The National Council of Churches echoes and endorses the call of Lutheran Immigration and Refugee Service for the US Government to open its borders to 100,000 Syrian refugees this coming fiscal year, in addition to increasing the total U.S. resettlement commitment to 100,000 refugees from other parts of the world. Along with our ecumenical colleagues in the World Council of Churches, the Conference of European Churches, and the Churches’ Commission for Migrants in Europe, we also call upon the European Union to put in place policies which enable safe and legal pathways into Europe including issuing of humanitarian visas, lifting of visa requirements for persons fleeing from conflict zones, easier and more generous family reunification for persons in need of or granted international protection, and humanitarian admission.*  And along with all people and organizations of goodwill, we call upon the United Nations and its member states to commit its diplomatic and humanitarian agencies to bring about an end to this crisis.

From the very beginning, the Church has identified itself with refugees.

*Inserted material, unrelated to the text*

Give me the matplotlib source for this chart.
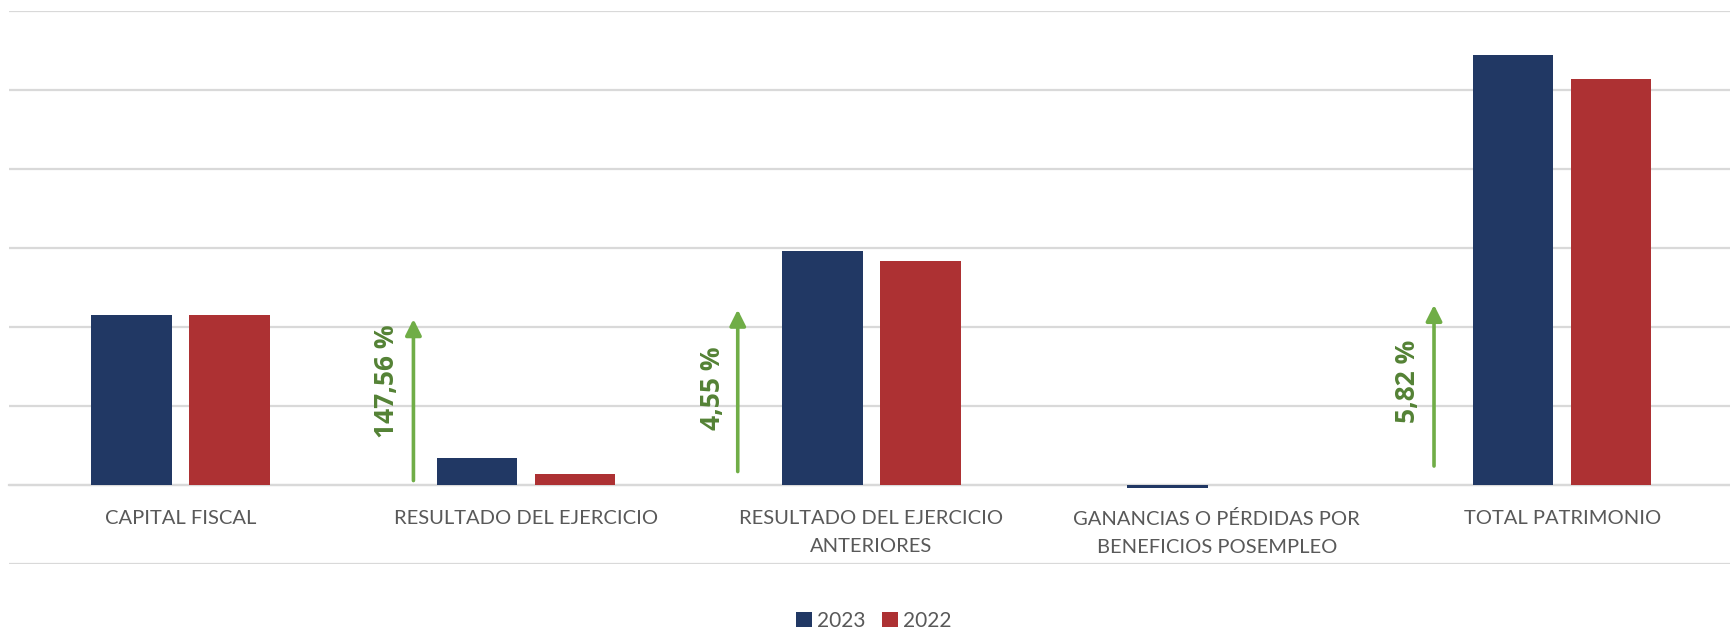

Our ancestors in faith were themselves refugees when they fled the chariots of Pharaoh after escaping from slavery. Jesus himself was a refugee when his family fled to Egypt to escape the sword of Herod. Whenever early Christians were persecuted, they were made refugees. Since the first century, when people have fled violence and other calamities, and sought refuge in other places, often the welcome they received in these foreign societies was symbolized, and indeed motivated, by the open embrace of churches providing sanctuary and material assistance.  Christians and Jews alike have heeded God’s command,

“You shall also love the stranger, for you were strangers in the land of Egypt (Deuteronomy 10:19, NRSV).”

Today, fellow Christians and their Muslim neighbors are fleeing violence in Afghanistan, Eritrea, Iraq, Somalia, and Syria in numbers not seen since 16 million people were forced from their lands during the Second World War.  And worse, this current refugee crisis is growing. After years of civil strife and now terrorist extremism, Syrians are fleeing by the thousands, not only to neighboring countries, but, as sadly and dramatically playing out daily on our television screens, to Europe. The international community seems incapable of finding a solution to this crisis.

We also call upon churches in the United States, Europe and throughout the world to join in resettling refugees in their cities, towns, and villages, welcoming the stranger as our faith demands. And we call upon all people of conscience to join with churches and other organizations in compassionate responses to this crisis.

This refugee crisis was years in the making. It is now unfolding before our eyes. We cannot let it continue.